Provided data:
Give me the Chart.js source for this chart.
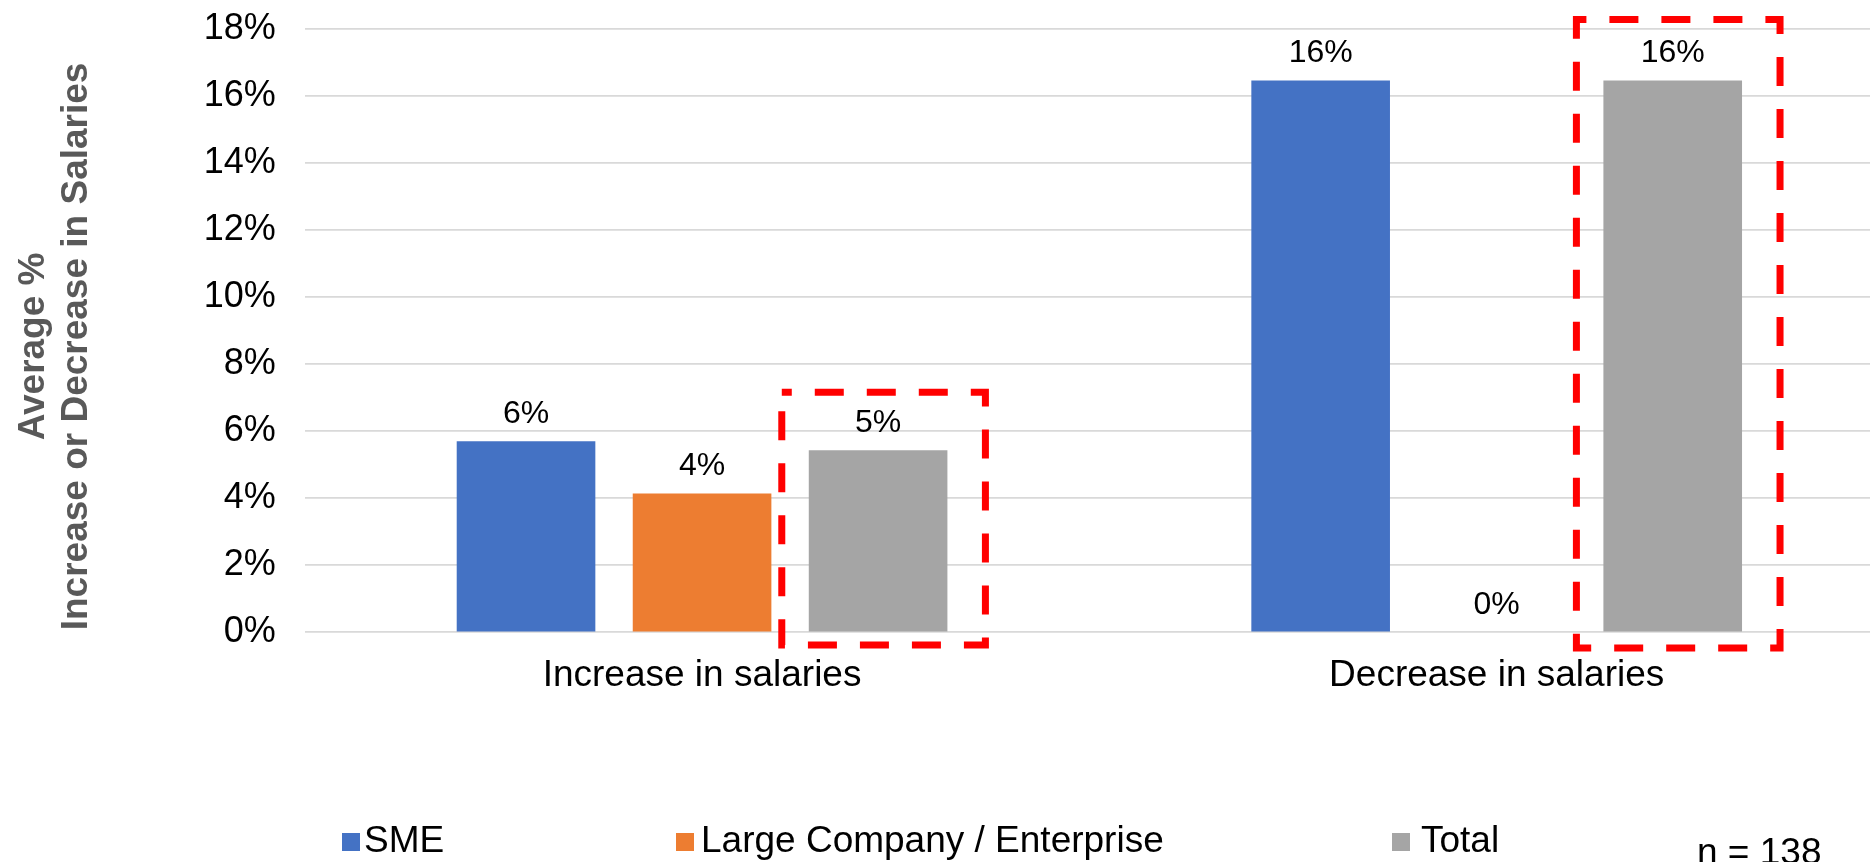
<!DOCTYPE html>
<html>
<head>
<meta charset="utf-8">
<script src="https://cdn.jsdelivr.net/npm/chart.js@4.4.1/dist/chart.umd.min.js"></script>
<style>
  html, body { margin: 0; padding: 0; background: #fff; overflow: hidden; width: 1870px; height: 862px; }
  #wrap { position: relative; width: 1870px; height: 862px; overflow: hidden; }
  #c { position: absolute; left: 0; top: 0; }
  .lg { position: absolute; font-family: "Liberation Sans", Arial, sans-serif; font-size: 37px; line-height: 37px; color: #000; white-space: nowrap; }
  .sq { position: absolute; width: 18px; height: 18px; }
</style>
</head>
<body>
<div id="wrap">
  <canvas id="c" width="1894" height="862" style="width:1894px;height:862px"></canvas>
</div>
<script>
// ---- data ----
const categories = ["Increase in salaries", "Decrease in salaries"];
const seriesNames = ["SME", "Large Company / Enterprise", "Total"];
const smeValues = [5.70, 16.45];
const largeValues = [4.14, 0];
const totalValues = [5.43, 16.45];
const yTicks = [0, 2, 4, 6, 8, 10, 12, 14, 16, 18];
const axisTitleLines = ["Average %", "Increase or Decrease in Salaries"];
const sampleNote = "n = 138";
// highlighted (red dashed) boxes around the Total bars, in value units
const highlightTop = [7.16, 18.27];
const highlightBottom = [-0.38, -0.47];

// ---- styles ----
const colors = ["#4472C4", "#ED7D31", "#A5A5A5"];
const FONT = '"Liberation Sans", Arial, sans-serif';
const SHIFT = 22; // canvas is drawn taller and shifted up so the plot top sits near the page top
const canvas = document.getElementById('c');
canvas.height = 862 + SHIFT;
canvas.style.height = (862 + SHIFT) + 'px';
canvas.style.top = (-SHIFT) + 'px';

const dataLabelsPlugin = {
  id: 'dataLabels',
  afterDatasetsDraw(chart) {
    const ctx = chart.ctx;
    ctx.save();
    ctx.font = '32px ' + FONT;
    ctx.fillStyle = '#000';
    ctx.textAlign = 'center';
    ctx.textBaseline = 'alphabetic';
    chart.data.datasets.forEach((ds, di) => {
      const meta = chart.getDatasetMeta(di);
      meta.data.forEach((el, i) => {
        const v = ds.data[i];
        ctx.fillText(Math.round(v) + '%', el.x, el.y - 18.5);
      });
    });
    ctx.restore();
  }
};

const highlightPlugin = {
  id: 'highlight',
  afterDraw(chart) {
    const ctx = chart.ctx;
    const y = chart.scales.y;
    const meta = chart.getDatasetMeta(2);
    ctx.save();
    ctx.strokeStyle = '#FF0000';
    ctx.lineWidth = 7;
    ctx.setLineDash([29, 23]);
    ctx.lineDashOffset = 19;
    ctx.lineJoin = 'miter';
    meta.data.forEach((el, i) => {
      const l = el.x - el.width / 2 - 27;
      const r = el.x + el.width / 2 + 38;
      const t = y.getPixelForValue(highlightTop[i]);
      const b = y.getPixelForValue(highlightBottom[i]);
      ctx.beginPath();
      ctx.moveTo(l, t);
      ctx.lineTo(r, t);
      ctx.lineTo(r, b);
      ctx.lineTo(l, b);
      ctx.closePath();
      ctx.stroke();
    });
    ctx.restore();
  }
};

const axisTitlePlugin = {
  id: 'axisTitle',
  afterDraw(chart) {
    const ctx = chart.ctx;
    const a = chart.chartArea;
    ctx.save();
    ctx.font = 'bold 37px ' + FONT;
    ctx.fillStyle = '#595959';
    ctx.textAlign = 'center';
    ctx.textBaseline = 'middle';
    const xs = [33.3, 76.3];
    const cy = (a.top + a.bottom) / 2 + 16;
    axisTitleLines.forEach((line, i) => {
      ctx.save();
      ctx.translate(xs[i], cy);
      ctx.rotate(-Math.PI / 2);
      ctx.fillText(line, 0, 0);
      ctx.restore();
    });
    ctx.restore();
  }
};

const datasetValues = [smeValues, largeValues, totalValues];
const chart = new Chart(canvas, {
  type: 'bar',
  data: {
    labels: categories,
    datasets: seriesNames.map((n, i) => ({
      label: n,
      data: datasetValues[i],
      backgroundColor: colors[i],
      borderWidth: 0,
      categoryPercentage: 0.6646,
      barPercentage: 0.7875
    }))
  },
  options: {
    responsive: false,
    animation: false,
    devicePixelRatio: 1,
    layout: { padding: { top: 1.7, left: 0, right: 0, bottom: 0 } },
    plugins: { legend: { display: false }, tooltip: { enabled: false } },
    scales: {
      x: {
        grid: { display: false, drawTicks: false },
        border: { display: false },
        ticks: { color: '#000', font: { family: FONT, size: 37 }, padding: 21 },
        afterFit(s) { s.height = 862 - 632.3; }
      },
      y: {
        min: 0, max: 18,
        afterBuildTicks(s) { s.ticks = yTicks.map(v => ({ value: v })); },
        grid: { color: '#d9d9d9', lineWidth: 1.8, drawTicks: false },
        border: { display: false },
        ticks: { color: '#000', font: { family: FONT, size: 36 }, padding: 29, callback: v => v + '%' },
        afterFit(s) { s.width = 304.75; }
      }
    }
  },
  plugins: [dataLabelsPlugin, highlightPlugin, axisTitlePlugin]
});

// ---- legend (HTML) ----
const wrap = document.getElementById('wrap');
const legendSquareX = [342, 676, 1392];
const legendTextX = [364, 701, 1421];
seriesNames.forEach((n, i) => {
  const sq = document.createElement('div');
  sq.className = 'sq';
  sq.style.left = legendSquareX[i] + 'px';
  sq.style.top = '833px';
  sq.style.background = colors[i];
  wrap.appendChild(sq);
  const t = document.createElement('div');
  t.className = 'lg';
  t.style.left = legendTextX[i] + 'px';
  t.style.top = '821.4px';
  t.textContent = n;
  wrap.appendChild(t);
});
const note = document.createElement('div');
note.className = 'lg';
note.style.left = '1697px';
note.style.top = '833px';
note.textContent = sampleNote;
wrap.appendChild(note);
</script>
</body>
</html>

The exercise: Omit the pictures and output all of the other material exactly.

Written answer:
Give me the Chart.js source for this chart.
<!DOCTYPE html>
<html>
<head>
<meta charset="utf-8">
<script src="https://cdn.jsdelivr.net/npm/chart.js@4.4.1/dist/chart.umd.min.js"></script>
<style>
  html, body { margin: 0; padding: 0; background: #fff; overflow: hidden; width: 1870px; height: 862px; }
  #wrap { position: relative; width: 1870px; height: 862px; overflow: hidden; }
  #c { position: absolute; left: 0; top: 0; }
  .lg { position: absolute; font-family: "Liberation Sans", Arial, sans-serif; font-size: 37px; line-height: 37px; color: #000; white-space: nowrap; }
  .sq { position: absolute; width: 18px; height: 18px; }
</style>
</head>
<body>
<div id="wrap">
  <canvas id="c" width="1894" height="862" style="width:1894px;height:862px"></canvas>
</div>
<script>
// ---- data ----
const categories = ["Increase in salaries", "Decrease in salaries"];
const seriesNames = ["SME", "Large Company / Enterprise", "Total"];
const smeValues = [5.70, 16.45];
const largeValues = [4.14, 0];
const totalValues = [5.43, 16.45];
const yTicks = [0, 2, 4, 6, 8, 10, 12, 14, 16, 18];
const axisTitleLines = ["Average %", "Increase or Decrease in Salaries"];
const sampleNote = "n = 138";
// highlighted (red dashed) boxes around the Total bars, in value units
const highlightTop = [7.16, 18.27];
const highlightBottom = [-0.38, -0.47];

// ---- styles ----
const colors = ["#4472C4", "#ED7D31", "#A5A5A5"];
const FONT = '"Liberation Sans", Arial, sans-serif';
const SHIFT = 22; // canvas is drawn taller and shifted up so the plot top sits near the page top
const canvas = document.getElementById('c');
canvas.height = 862 + SHIFT;
canvas.style.height = (862 + SHIFT) + 'px';
canvas.style.top = (-SHIFT) + 'px';

const dataLabelsPlugin = {
  id: 'dataLabels',
  afterDatasetsDraw(chart) {
    const ctx = chart.ctx;
    ctx.save();
    ctx.font = '32px ' + FONT;
    ctx.fillStyle = '#000';
    ctx.textAlign = 'center';
    ctx.textBaseline = 'alphabetic';
    chart.data.datasets.forEach((ds, di) => {
      const meta = chart.getDatasetMeta(di);
      meta.data.forEach((el, i) => {
        const v = ds.data[i];
        ctx.fillText(Math.round(v) + '%', el.x, el.y - 18.5);
      });
    });
    ctx.restore();
  }
};

const highlightPlugin = {
  id: 'highlight',
  afterDraw(chart) {
    const ctx = chart.ctx;
    const y = chart.scales.y;
    const meta = chart.getDatasetMeta(2);
    ctx.save();
    ctx.strokeStyle = '#FF0000';
    ctx.lineWidth = 7;
    ctx.setLineDash([29, 23]);
    ctx.lineDashOffset = 19;
    ctx.lineJoin = 'miter';
    meta.data.forEach((el, i) => {
      const l = el.x - el.width / 2 - 27;
      const r = el.x + el.width / 2 + 38;
      const t = y.getPixelForValue(highlightTop[i]);
      const b = y.getPixelForValue(highlightBottom[i]);
      ctx.beginPath();
      ctx.moveTo(l, t);
      ctx.lineTo(r, t);
      ctx.lineTo(r, b);
      ctx.lineTo(l, b);
      ctx.closePath();
      ctx.stroke();
    });
    ctx.restore();
  }
};

const axisTitlePlugin = {
  id: 'axisTitle',
  afterDraw(chart) {
    const ctx = chart.ctx;
    const a = chart.chartArea;
    ctx.save();
    ctx.font = 'bold 37px ' + FONT;
    ctx.fillStyle = '#595959';
    ctx.textAlign = 'center';
    ctx.textBaseline = 'middle';
    const xs = [33.3, 76.3];
    const cy = (a.top + a.bottom) / 2 + 16;
    axisTitleLines.forEach((line, i) => {
      ctx.save();
      ctx.translate(xs[i], cy);
      ctx.rotate(-Math.PI / 2);
      ctx.fillText(line, 0, 0);
      ctx.restore();
    });
    ctx.restore();
  }
};

const datasetValues = [smeValues, largeValues, totalValues];
const chart = new Chart(canvas, {
  type: 'bar',
  data: {
    labels: categories,
    datasets: seriesNames.map((n, i) => ({
      label: n,
      data: datasetValues[i],
      backgroundColor: colors[i],
      borderWidth: 0,
      categoryPercentage: 0.6646,
      barPercentage: 0.7875
    }))
  },
  options: {
    responsive: false,
    animation: false,
    devicePixelRatio: 1,
    layout: { padding: { top: 1.7, left: 0, right: 0, bottom: 0 } },
    plugins: { legend: { display: false }, tooltip: { enabled: false } },
    scales: {
      x: {
        grid: { display: false, drawTicks: false },
        border: { display: false },
        ticks: { color: '#000', font: { family: FONT, size: 37 }, padding: 21 },
        afterFit(s) { s.height = 862 - 632.3; }
      },
      y: {
        min: 0, max: 18,
        afterBuildTicks(s) { s.ticks = yTicks.map(v => ({ value: v })); },
        grid: { color: '#d9d9d9', lineWidth: 1.8, drawTicks: false },
        border: { display: false },
        ticks: { color: '#000', font: { family: FONT, size: 36 }, padding: 29, callback: v => v + '%' },
        afterFit(s) { s.width = 304.75; }
      }
    }
  },
  plugins: [dataLabelsPlugin, highlightPlugin, axisTitlePlugin]
});

// ---- legend (HTML) ----
const wrap = document.getElementById('wrap');
const legendSquareX = [342, 676, 1392];
const legendTextX = [364, 701, 1421];
seriesNames.forEach((n, i) => {
  const sq = document.createElement('div');
  sq.className = 'sq';
  sq.style.left = legendSquareX[i] + 'px';
  sq.style.top = '833px';
  sq.style.background = colors[i];
  wrap.appendChild(sq);
  const t = document.createElement('div');
  t.className = 'lg';
  t.style.left = legendTextX[i] + 'px';
  t.style.top = '821.4px';
  t.textContent = n;
  wrap.appendChild(t);
});
const note = document.createElement('div');
note.className = 'lg';
note.style.left = '1697px';
note.style.top = '833px';
note.textContent = sampleNote;
wrap.appendChild(note);
</script>
</body>
</html>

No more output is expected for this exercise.